I'm programatically provisioning an EMR cluster using the Java SDK, and am trying to pass arguments to the setup-impala script. The code I have looks like this:
...
List<BootstrapActionConfig> bootstrapActions = new ArrayList<BootstrapActionConfig>();
// --base-path, s3://elasticmapreduce, --impala-version, 1.2.1
BootstrapActionConfig bsInstallImpala = new BootstrapActionConfig();
bsInstallImpala.setName( "Install Impala" );
ScriptBootstrapActionConfig scriptActionInstallImpala = new ScriptBootstrapActionConfig();
scriptActionInstallImpala.setPath("s3://elasticmapreduce/libs/impala/setup-impala");
List<String> impalaArgs = new ArrayList<String>();
impalaArgs.add( "--base-path, s3://elasticmapreduce" );
impalaArgs.add( "--impala-version, 1.2.1" );
scriptActionInstallImpala.setArgs(impalaArgs);
bsInstallImpala.setScriptBootstrapAction(scriptActionInstallImpala);
bootstrapActions.add( bsInstallImpala );
...
RunJobFlowRequest request = new RunJobFlowRequest()
.withName("OneButton Test")
.withSteps(enabledebugging, installHive, installPig)
.withLogUri("s3://somelogs/")
.withAmiVersion("3.0.4")
.withBootstrapActions(bootstrapActions)
.withInstances(new JobFlowInstancesConfig()
.withInstanceGroups(instanceGroups)
.withEc2KeyName("redacted")
.withHadoopVersion("2.2.0")
.withKeepJobFlowAliveWhenNoSteps(true)
.withTerminationProtected(true) );
But, when I send this request, the setup-impala script errors out as follows:
/usr/lib/ruby/1.8/optparse.rb:1450:in `complete': invalid option: --base-path, s3://elasticmapreduce (OptionParser::InvalidOption)

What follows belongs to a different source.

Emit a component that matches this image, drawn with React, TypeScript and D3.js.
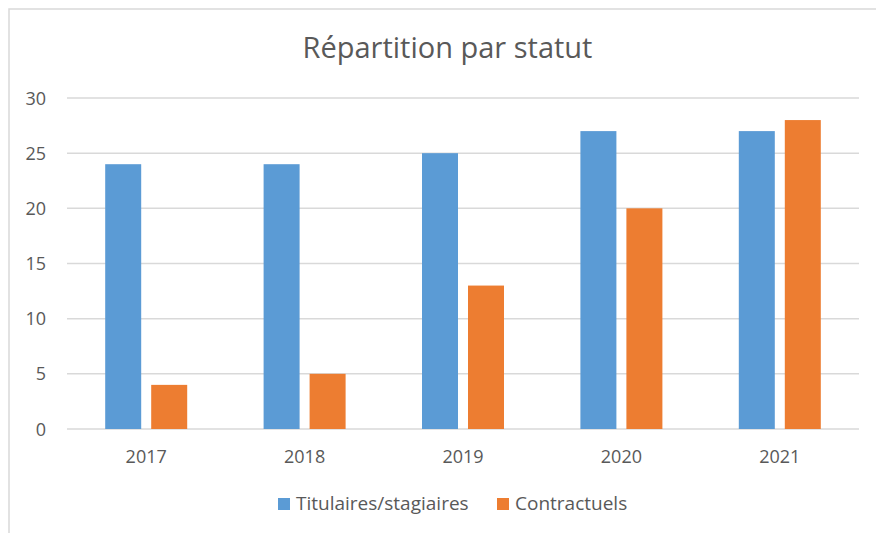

from /usr/lib/ruby/1.8/optparse.rb:1448:in `catch'
from /usr/lib/ruby/1.8/optparse.rb:1448:in `complete'
from /usr/lib/ruby/1.8/optparse.rb:1261:in `parse_in_order'
from /usr/lib/ruby/1.8/optparse.rb:1254:in `catch'
from /usr/lib/ruby/1.8/optparse.rb:1254:in `parse_in_order'
from /usr/lib/ruby/1.8/optparse.rb:1248:in `order!'
from /usr/lib/ruby/1.8/optparse.rb:1339:in `permute!'
from /usr/lib/ruby/1.8/optparse.rb:1360:in `parse!'
from /mnt/var/lib/bootstrap-actions/2/setup-impala:576:in `parse_arguments'
from /mnt/var/lib/bootstrap-actions/2/setup-impala:592:in `initialize'
from /mnt/var/lib/bootstrap-actions/2/setup-impala:902:in `new'
from /mnt/var/lib/bootstrap-actions/2/setup-impala:902
It looks like a problem with the syntax of the arguments for the bootstrap action, but I've tried every permutation that seems reasonable, and I always get this error (or a close approximation). But with the configuration listed above, when I view the cluster details in the web console, the arguments look identical to a cluster that I provisioned using the web console.
Any thoughts on what is going wrong here?